Tyson Whitehead twhitehead
Thu Oct 3 16:21:20 UTC 2013


The thing that really clicked lenses for me was reading through some of Twan van Laarhoven's slides where he presented an isomorphic definition of lenses.  Googling reveals he actually has a very nice blog entry about this now.

  http://twanvl.nl/blog/haskell/isomorphism-lenses

To strip out the essential element.  A lens is

  -- Isomorphisms/bijections between type @a@ and @b@
  data Iso a b = Iso { fw :: a -> b, bw :: b -> a }

  -- Lenses with a data wrapper, in practice you might want to unpack the Iso type
  data Lens a b = forall r. Lens (Iso a (b,r))

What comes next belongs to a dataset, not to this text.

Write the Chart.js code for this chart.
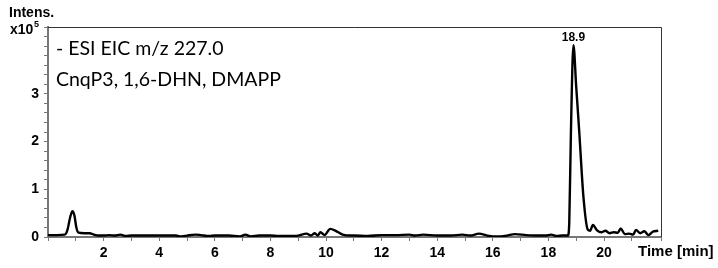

That is, a lense is two functions

  1 - fw : data -> (element, residue data)  [ this takes apart the data ]

  2 - bw : (element, residue data) -> data  [ this puts it back together ]

such that they are an isomorphism (i.e., if you take it apart and then put it back together you get the same thing).

  fw . bw = bw . fw = id

This made sense to me pretty much as soon as I encountered it.  This was certainly not the case with the other.

Cheers!  -Tyson

PS:  I would really encourage looking at the blog post.  It is a relatively easy read and well worth it.